En culture, le front de migration montre une activité protrusive intense. Les cellules émettent des vagues de lamellipodes exploratoires qui finissent par se fixer sur le substrat. Les corps cellulaires prennent appui sur ces lamellipodes et avancent dans le sens de la migration. L'image suivante permet de prendre conscience de ce phénomène, notamment par le marquage en rouge de l'actine associé aux lamellipodes (Fig.167-video3).

Figure 167

De cette façon, le front de migration progresse sur la matrice extracellulaire, entraînant avec lui l'ensemble des cellules mésodermiques organisées en nappe comme sur cette séquence filmée en culture (Fig.168-video4).

Figure 168

Expérimentalement, on peut montrer que la matrice extracellulaire est indispensable à l'adhérence des cellules mésodermiques.

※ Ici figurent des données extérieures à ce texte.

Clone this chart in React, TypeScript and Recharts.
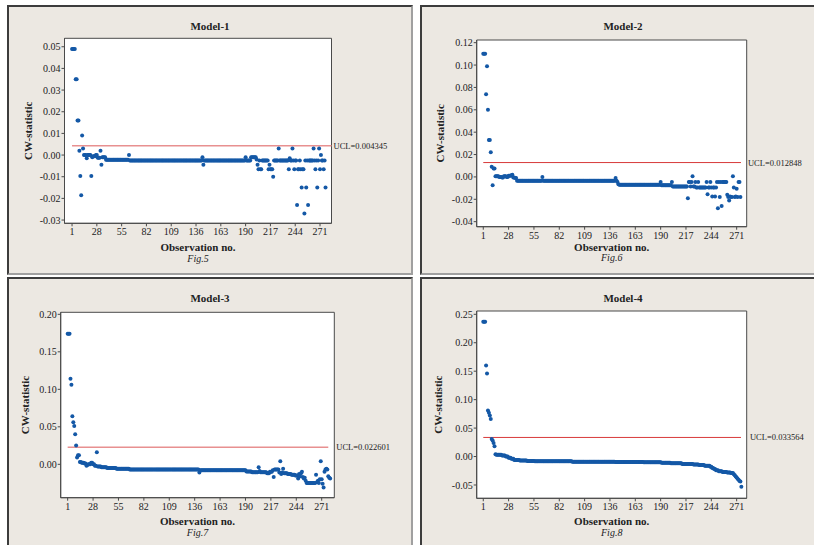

Par microchirurgie on prélève un explant du pôle animal que l'on réimplante à la même place mais à l'envers. Ainsi le plafond du blastocoele est composé à cet endroit par l'extérieur de l'ectoderme et est donc dépourvu de matrice extracellulaire. L'examen en microscopie à balayage montre que la surface de l'explant est dépourvue de cellules en migration. Ces dernières contournent l'explant là où la matrice extracellulaire est présente (Fig.169).

Figure 169 : D'après JC. Boucaut et al. 1984

Des expériences d'inhibition fonctionnelle ont été réalisées afin de montrer le rôle de la fibronectine dans l'adhérence des cellules mésodermiques sur la matrice extracellulaire.

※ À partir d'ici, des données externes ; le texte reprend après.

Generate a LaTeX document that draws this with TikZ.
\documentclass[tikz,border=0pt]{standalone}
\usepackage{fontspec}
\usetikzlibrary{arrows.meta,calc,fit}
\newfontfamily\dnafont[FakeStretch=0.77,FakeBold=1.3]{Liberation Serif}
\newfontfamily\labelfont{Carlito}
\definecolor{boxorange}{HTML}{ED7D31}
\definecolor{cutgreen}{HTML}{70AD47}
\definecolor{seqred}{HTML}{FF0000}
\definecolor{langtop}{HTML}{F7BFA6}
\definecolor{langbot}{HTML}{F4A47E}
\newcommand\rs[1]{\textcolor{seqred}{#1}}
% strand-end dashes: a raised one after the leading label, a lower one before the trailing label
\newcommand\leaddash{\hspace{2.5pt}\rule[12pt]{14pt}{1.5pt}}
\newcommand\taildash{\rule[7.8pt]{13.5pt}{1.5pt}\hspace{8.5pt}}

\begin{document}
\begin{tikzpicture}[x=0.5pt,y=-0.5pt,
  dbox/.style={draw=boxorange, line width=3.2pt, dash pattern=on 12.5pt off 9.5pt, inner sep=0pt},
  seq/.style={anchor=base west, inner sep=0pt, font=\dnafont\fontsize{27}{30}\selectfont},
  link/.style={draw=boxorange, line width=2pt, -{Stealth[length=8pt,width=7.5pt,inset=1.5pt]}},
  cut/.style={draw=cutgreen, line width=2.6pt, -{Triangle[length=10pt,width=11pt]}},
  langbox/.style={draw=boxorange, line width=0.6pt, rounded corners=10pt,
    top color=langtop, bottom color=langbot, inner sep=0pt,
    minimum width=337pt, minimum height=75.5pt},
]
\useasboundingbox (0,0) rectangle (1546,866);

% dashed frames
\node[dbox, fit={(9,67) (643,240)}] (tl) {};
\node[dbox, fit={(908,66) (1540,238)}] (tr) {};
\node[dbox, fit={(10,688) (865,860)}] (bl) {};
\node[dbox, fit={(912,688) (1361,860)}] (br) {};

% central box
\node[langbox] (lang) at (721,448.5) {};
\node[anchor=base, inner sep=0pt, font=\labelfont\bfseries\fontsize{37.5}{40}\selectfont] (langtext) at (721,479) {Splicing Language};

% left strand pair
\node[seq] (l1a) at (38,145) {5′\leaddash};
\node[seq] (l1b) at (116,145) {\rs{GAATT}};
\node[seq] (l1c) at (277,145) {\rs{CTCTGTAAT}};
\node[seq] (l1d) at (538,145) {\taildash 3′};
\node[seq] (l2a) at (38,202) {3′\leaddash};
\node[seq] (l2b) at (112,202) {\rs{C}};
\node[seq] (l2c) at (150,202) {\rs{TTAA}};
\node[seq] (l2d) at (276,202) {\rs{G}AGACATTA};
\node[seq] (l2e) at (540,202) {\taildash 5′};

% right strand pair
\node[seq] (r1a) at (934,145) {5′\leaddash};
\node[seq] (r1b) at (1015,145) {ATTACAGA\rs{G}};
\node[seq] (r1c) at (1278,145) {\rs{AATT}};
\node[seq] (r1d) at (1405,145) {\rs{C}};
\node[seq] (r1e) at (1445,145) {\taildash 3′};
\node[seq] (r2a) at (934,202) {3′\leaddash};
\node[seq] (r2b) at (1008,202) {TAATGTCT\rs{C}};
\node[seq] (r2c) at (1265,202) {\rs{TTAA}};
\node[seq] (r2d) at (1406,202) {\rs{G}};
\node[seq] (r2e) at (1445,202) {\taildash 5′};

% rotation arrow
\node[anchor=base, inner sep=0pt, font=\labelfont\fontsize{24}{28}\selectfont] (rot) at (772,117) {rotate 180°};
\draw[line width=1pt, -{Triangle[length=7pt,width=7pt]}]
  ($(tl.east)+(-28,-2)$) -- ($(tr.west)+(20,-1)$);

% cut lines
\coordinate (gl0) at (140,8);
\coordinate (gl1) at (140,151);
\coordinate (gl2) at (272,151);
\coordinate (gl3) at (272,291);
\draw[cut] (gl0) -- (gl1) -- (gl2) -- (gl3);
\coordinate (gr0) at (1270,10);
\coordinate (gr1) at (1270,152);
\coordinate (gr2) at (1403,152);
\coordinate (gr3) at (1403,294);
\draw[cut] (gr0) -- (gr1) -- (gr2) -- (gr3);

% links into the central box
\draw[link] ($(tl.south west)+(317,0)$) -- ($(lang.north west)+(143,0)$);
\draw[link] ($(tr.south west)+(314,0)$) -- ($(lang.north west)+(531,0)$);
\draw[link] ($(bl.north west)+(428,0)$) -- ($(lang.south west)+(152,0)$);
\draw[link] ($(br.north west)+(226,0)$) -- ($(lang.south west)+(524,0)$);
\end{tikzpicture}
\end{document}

Des anticorps polyclonaux ou monoclonaux sont élaborés à partir de fibronectine plasmatique. Après purification, ils sont microinjectés dans le blastocoele d'une jeune gastrula. 24 heures après l'injection, l'embryon présente un phénotype fortement perturbé.

L'invagination est inhibée, la masse endodermique fait hernie et l'ectoderme ne s'étale pas à la surface de l'embryon. Au total, les mouvements de migration du mésoderme sont inhibés ce qui bloque l'invagination. Quant à l'ectoderme, il ne bénéficie pas du support de la matrice extracellulaire pour effectuer les mouvements d'épibolie (Fig.170).

La spécificité de la liaison est dûe au domaine de liaison de la fibronectine à l'intégrine α5β1 (RGD). On peut montrer à quel point cette liaison est spécifique en praitiquant une expérience d'inhibition fonctionnelle.

L'expérience consiste à injecter, dans le blastocoele d'une jeune gastrula de pleurodèle, une solution de peptides de synthèse de séquence RGDS (arginine, glycine, asparagine, sérine). Les peptides sont reconnus par les intégrines α5β1 et saturent les sites de reconnaissance à la fibronectine.

Figure 170 : D'après JC. Boucaut et al. 1984

Leur fonction est donc inhibée, et les cellules mésodermiques ne sont plus capables d'adhérer à la matrice extracellulaire. La conséquence est un blocage des mouvements d'invagination qui entraîne un blocage de la morphogenèse de l'embryon. 24 heures après l'injection, l'embryon présente un phénotype d'exogastrula avec l'endoderme externe proéminent et un ectoderme fortement plissé. Les symptômes sont donc les mêmes qu'avec les anticorps. On remarque également dans les deux cas que les cellules s'arrondissent et perdent progressivement le contact avec le toit du blastocoele. Dans le 2ème cas, il n'est pas rare de trouver des cellules mésodermiques détachées qui tombent sur le plancher du blastocoele.